First, take iPhones. They don’t come in many options, but quarterly sales figures show huge surges in demand for the devices, so volume flexibility is essential. Who does volume best? “The production system they have in Asia really gives Apple the ability to quickly ramp up production,” says Tomlin. That’s because factories there can tap into the robust ecosystem of workers and component suppliers to increase output on short notice.
But Macs are different. They don’t have the same volatility of demand and, says Tomlin, “they are sold with many different configurations, which means that product variety is important.” Here, the key is “mix” flexibility—an ability for the supply chain to adapt to a change in the mix of products sold, while offering increased customization and customer service. Apple already does some final assembly of Macs in the U.S., adding more memory or a larger hard drive, for instance. Scaling up manufacturing of Macs closer to the location of demand is an extension of this theme, because “long supply lines and mix flexibility don’t necessarily go hand in hand,” Tomlin says.
Long supply lines have never existed for their own sake. Companies outsourced to Asia because it was the economically efficient thing to do, even when they accounted for direct costs, such as transportation, and hidden costs, such as storing inventory to buffer longer lead times for resupplying markets. But this is changing, Tomlin says. Labor costs are rising in China, diminishing the relative advantage of making goods there. When the tipping point for manufacturing costs is reached, companies will bring production closer to home.
For Tomlin, the question is whether Apple’s move is motivated by efficiency or if it’s more of a hedging strategy. If it’s the former, the company has already determined that it’s cheaper to make Macs in the U.S. If the latter, Tomlin says, “the tipping point hasn’t hit yet, but there’s a high enough probability that it might be reached in the near future that it makes sense to put some capabilities in the U.S.” If Tomlin had to guess, he’d say Apple is hedging. “But either one tells you that the tipping point for Macs has been or may soon be reached,” he says.

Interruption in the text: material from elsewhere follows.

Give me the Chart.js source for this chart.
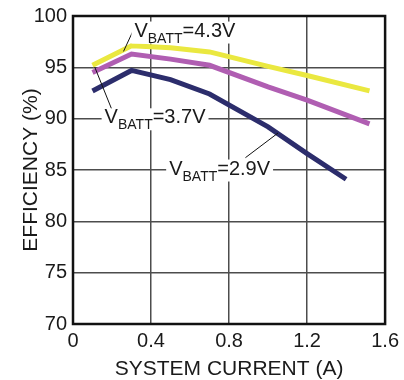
<!DOCTYPE html>
<html>
<head>
<meta charset="utf-8">
<script src="https://cdn.jsdelivr.net/npm/chart.js@4.4.1/dist/chart.umd.min.js"></script>
<style>
html,body{margin:0;padding:0;background:#fff;}
#wrap{width:404px;height:380px;}
</style>
</head>
<body>
<div id="wrap"><canvas id="c" width="404" height="380"></canvas></div>
<script>
// ---- data ----
const xTicks = [0, 0.4, 0.8, 1.2, 1.6];
const yTicks = [70, 75, 80, 85, 90, 95, 100];

const current43 = [0.1, 0.3, 0.5, 0.7, 1.0, 1.2, 1.52];
const eff43     = [95.2, 97.1, 96.9, 96.5, 95.1, 94.2, 92.7];

const current37 = [0.1, 0.3, 0.5, 0.7, 1.0, 1.2, 1.52];
const eff37     = [94.5, 96.3, 95.8, 95.2, 93.1, 91.8, 89.5];

const current29 = [0.1, 0.3, 0.5, 0.7, 1.0, 1.2, 1.4];
const eff29     = [92.7, 94.7, 93.8, 92.4, 89.2, 86.6, 84.1];

const seriesNames = ['4.3V', '3.7V', '2.9V'];

function pts(xs, ys){ return xs.map((x,i)=>({x:x, y:ys[i]})); }

// label annotations (data coordinates)
const labels = [
  {main:'V', sub:'BATT', tail:'=' + seriesNames[0], x:0.315, y:98.0,  lx1:0.259, ly1:96.55, lx2:0.315, ly2:98.85},
  {main:'V', sub:'BATT', tail:'=' + seriesNames[1], x:0.162, y:89.55, lx1:0.112, ly1:95.0,  lx2:0.203, ly2:90.7},
  {main:'V', sub:'BATT', tail:'=' + seriesNames[2], x:0.493, y:84.56, lx1:0.884, ly1:86.2,  lx2:1.051, ly2:88.6}
];

const FONT = "'Liberation Sans', Arial, Helvetica, sans-serif";

const framePlugin = {
  id:'frame',
  beforeDatasetsDraw(chart){
    const {ctx, chartArea:a} = chart;
    ctx.save();
    ctx.strokeStyle = '#111';
    ctx.lineWidth = 2.5;
    ctx.strokeRect(a.left, a.top, a.right - a.left, a.bottom - a.top);
    ctx.restore();
  }
};

const labelPlugin = {
  id:'vlabels',
  afterDatasetsDraw(chart){
    const {ctx, scales:{x, y}} = chart;
    ctx.save();
    labels.forEach(l => {
      ctx.strokeStyle = '#111';
      ctx.lineWidth = 1;
      ctx.beginPath();
      ctx.moveTo(x.getPixelForValue(l.lx1), y.getPixelForValue(l.ly1));
      ctx.lineTo(x.getPixelForValue(l.lx2), y.getPixelForValue(l.ly2));
      ctx.stroke();

      const px = x.getPixelForValue(l.x);
      const py = y.getPixelForValue(l.y);
      ctx.textBaseline = 'alphabetic';
      ctx.textAlign = 'left';
      ctx.font = '20px ' + FONT;
      const w1 = ctx.measureText(l.main).width;
      const w3 = ctx.measureText(l.tail).width;
      ctx.font = '14px ' + FONT;
      const w2 = ctx.measureText(l.sub).width;
      const total = w1 + w2 + w3;
      ctx.fillStyle = '#fff';
      ctx.fillRect(px - 3, py - 15, total + 6, 22);
      ctx.fillStyle = '#1a1a1a';
      ctx.font = '20px ' + FONT;
      ctx.fillText(l.main, px, py);
      ctx.font = '14px ' + FONT;
      ctx.fillText(l.sub, px + w1, py + 6);
      ctx.font = '20px ' + FONT;
      ctx.fillText(l.tail, px + w1 + w2, py);
    });
    ctx.restore();
  }
};

const gridColor = '#4d4d4d';

new Chart(document.getElementById('c'), {
  type:'line',
  data:{
    datasets:[
      {label:seriesNames[0], data:pts(current43, eff43), borderColor:'rgb(234,232,64)', borderWidth:5, pointRadius:0, tension:0, fill:false},
      {label:seriesNames[1], data:pts(current37, eff37), borderColor:'rgb(176,94,178)', borderWidth:5, pointRadius:0, tension:0, fill:false},
      {label:seriesNames[2], data:pts(current29, eff29), borderColor:'rgb(44,45,108)', borderWidth:5, pointRadius:0, tension:0, fill:false}
    ]
  },
  options:{
    responsive:false,
    animation:false,
    devicePixelRatio:1,
    layout:{padding:{top:11, right:16, left:0, bottom:0}},
    plugins:{legend:{display:false}, tooltip:{enabled:false}},
    scales:{
      x:{
        type:'linear', min:0, max:1.6,
        afterBuildTicks(s){ s.ticks = xTicks.map(v=>({value:v})); },
        afterFit(s){ s.height = 56; },
        ticks:{
          color:'#1a1a1a', padding:5,
          font:{family:FONT, size:20, lineHeight:1.2},
          callback:(v)=> v === 0 ? '0' : Number(v).toFixed(1)
        },
        grid:{color:gridColor, lineWidth:1.5, drawTicks:false},
        border:{display:false},
        title:{display:true, text:'SYSTEM CURRENT (A)', color:'#1a1a1a',
               font:{family:FONT, size:21, lineHeight:1}, padding:{top:0,bottom:0}}
      },
      y:{
        type:'linear', min:70, max:100,
        afterBuildTicks(s){ s.ticks = yTicks.map(v=>({value:v})); },
        afterFit(s){ s.width = 73; },
        ticks:{
          color:'#1a1a1a', padding:6,
          font:{family:FONT, size:20, lineHeight:1}
        },
        grid:{color:gridColor, lineWidth:1.5, drawTicks:false},
        border:{display:false},
        title:{display:true, text:'EFFICIENCY (%)', color:'#1a1a1a',
               font:{family:FONT, size:21, lineHeight:1}, padding:{top:21,bottom:0}}
      }
    }
  },
  plugins:[framePlugin, labelPlugin]
});
</script>
</body>
</html>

Another question is what Apple’s $100 million investment will look like. Judging by its track record, the money won’t be used to build factories and manage the entire supply chain; it has a history of outsourcing production and probably doesn’t believe manufacturing is one of its core competencies. Rather, it’s more likely Apple will put the money into buying the production equipment that will be used by its suppliers. This makes sense for two reasons, Tomlin says: Apple has the deep pockets to buy expensive equipment, and if it owns the tools of production it can dictate that suppliers can only use the machines to build Apple products. “It gives Apple more control over their supply base,” Tomlin explains, “so they are less hostage to industry-wide supply-demand imbalances and factories wanting to produce goods for other companies.”
In a sense, Steve Jobs’ dictum is still true: the iPhone manufacturing jobs have yet to migrate to the U.S. The central reason is basically the story of globalization: as U.S. firms found it cheaper to produce abroad, the firms’ suppliers followed, diminishing the domestic manufacturing sector while building a super-efficient production ecosystem in Asia. Building iPhones in the U.S. means more than physically assembling them here; it means relocating much of the supply chain to a place where labor costs are still much higher than almost anywhere else. Such a shift is sure to be a slow one.
Therefore, while a relatively small investment in U.S. production by Apple is a good sign for domestic jobs, Tomlin says, “it’s too early to know if there’s enough component demand here for companies further back up the supply chain to move production.”